Radiologists, other docs implore feds to bolster dwindling personal protective equipment supplies
Radiology and other physician specialties are imploring the federal government to help replenish their personal protective equipment supplies as the industry faces shortages amid the COVID-19 pandemic.
A poll from the Medical Group Management Association released Thursday found that a staggering 89% of practice leaders are facing a shortage of such PPE. In a letter to House and Senate Leaders Friday, the MGMA—which represents 55,000 practice leaders across the U.S., including radiology—asked lawmakers to help physicians address supply shortages during this “unprecedented national emergency.”

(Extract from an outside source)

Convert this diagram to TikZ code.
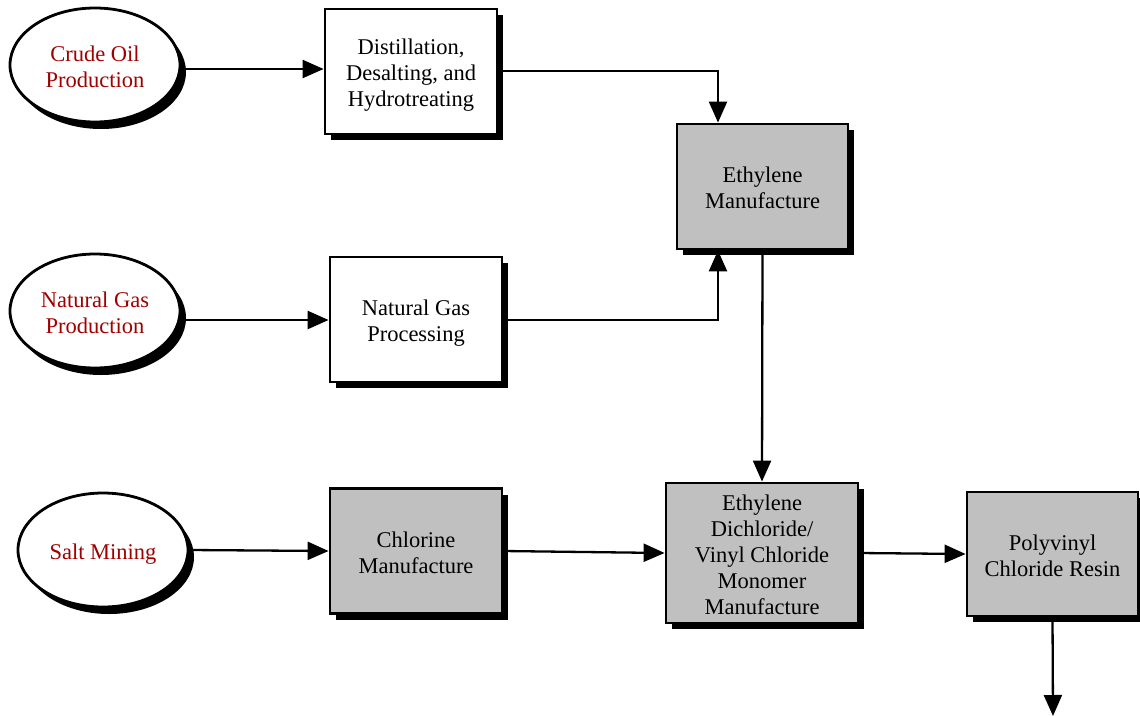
\documentclass[tikz,border=0pt]{standalone}
\usepackage{fontspec}
\setmainfont{Liberation Serif}
\usetikzlibrary{shapes.geometric,arrows.meta,shadows}
\definecolor{srcred}{HTML}{A00000}
\definecolor{procgray}{HTML}{C0C0C0}
% centred lines of a label, set slightly low in their shape
\newcommand\lns[1]{\raisebox{-4pt}[\height][\depth]{\begin{tabular}{@{}c@{}}#1\end{tabular}}}
\begin{document}
\begin{tikzpicture}[x=1pt,y=-1pt,
  txt/.style={font=\fontsize{22.5}{26}\selectfont},
  source/.style={txt, ellipse, draw, line width=2.8pt, fill=white, text=srcred,
    minimum width=170pt, minimum height=114pt, inner sep=0pt,
    drop shadow={shadow xshift=6pt, shadow yshift=-7pt, opacity=1, fill=black}},
  proc/.style={txt, rectangle, draw, line width=2.8pt, fill=white,
    minimum width=172pt, minimum height=125pt, inner sep=0pt,
    drop shadow={shadow xshift=6pt, shadow yshift=-6pt, opacity=1, fill=black}},
  gproc/.style={proc, fill=procgray},
  flow/.style={line width=2.3pt, -{Triangle[length=21pt,width=18pt]}}
]
\useasboundingbox (0,0) rectangle (1140,715);

% raw material sources
\node[source] (crude) at (95,65) {\lns{Crude Oil\\Production}};
\node[source] (gas)   at (95,311) {\lns{Natural Gas\\Production}};
\node[source] (salt)  at (103,550) {\lns{Salt Mining}};

% processing steps
\node[proc]  (dist)  at (411,71.5) {\lns{Distillation,\\Desalting, and\\Hydrotreating}};
\node[proc]  (ngp)   at (416,319.5) {\lns{Natural Gas\\Processing}};
\node[gproc] (chlor) at (416,551) {\lns{Chlorine\\Manufacture}};
\node[gproc, minimum width=171pt] (eth) at (762.5,186.5) {\lns{Ethylene\\Manufacture}};
\node[gproc, minimum width=192pt, minimum height=140pt] (edc) at (762,553) {\lns{Ethylene\\Dichloride/\\Vinyl Chloride\\Monomer\\Manufacture}};
\node[gproc, minimum width=171pt, minimum height=124pt] (pvc) at (1052.5,554) {\lns{Polyvinyl\\Chloride Resin}};

\coordinate (out) at (1053,716);

% material flows
\draw[flow] (crude.east |- 0,69) -- (dist.west |- 0,69);
\draw[flow] (dist.east |- 0,71) -| (718,0 |- eth.north);
\draw[flow] (gas.east |- 0,320) -- (ngp.west |- 0,320);
\draw[flow] (ngp.east |- 0,320) -| (718,0 |- eth.south);
\draw[flow] (eth.south) -- (edc.north);
\draw[flow] (salt.east) -- (chlor.west);
\draw[flow] (chlor.east) -- (edc.west);
\draw[flow] (edc.east) -- (pvc.west);
\draw[flow] (pvc.south) -- (out);
\end{tikzpicture}
\end{document}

MGMA and other physician groups including the American Medical Association are additionally asking Congress for tax relief, no-interest loans and payment for virtual visits, among other measures, to help struggling practices sustain the current pandemic.
“We also strongly urge that Congress take all possible actions to ensure that every physician, and every healthcare worker, has access to critically needed PPE,” the physician groups wrote. “The lack of such supplies is placing both physicians and patients at great risk of acquiring COVID-19 and spreading it to others,” the groups noted, adding that Congress must take “all possible actions” to increase capacity to manufacture, acquire and distribute such equipment.
In a series of tweets Sunday, outspoken Yale radiologist and professor Howard Forman, MD, slammed the Trump administration for allegedly doing little to bolster equipment supplies in the U.S.
“You have failed miserably in this time of greatest need,” Forman tweeted to his 38,000-plus followers and the president March 22. “At a time when our healthcare workforce desperately needs #PPENow, you have aided and abetted #PPEShortages by NOT using the full power of your office ([Defense Production Act]) to ensure that both manufacturing as well as logistics can deliver in time to avert catastrophe,” he added.
Guidance published in the Journal of the American College of Radiology last month urged physicians to protect staff from the coronavirus by wearing disposable isolation gowns with fluid-resistant characteristics, gloves with cuffs, protective goggles and a face mask over such eyewear. Providers have reportedly taken drastic actions in response to this shortage, reusing some equipment, crafting their own or paying for supplies out of their own pockets.
In another separate letter to the president, the AMA, American Hospital Association and American Nurses Association asked the administration to invoke the Defense Production Act (as Forman did) to increase the domestic production of medical supplies and equipment. “As COVID-19 continues to spread throughout the country, these supplies are urgently needed to care for our patients and communities,” the groups wrote.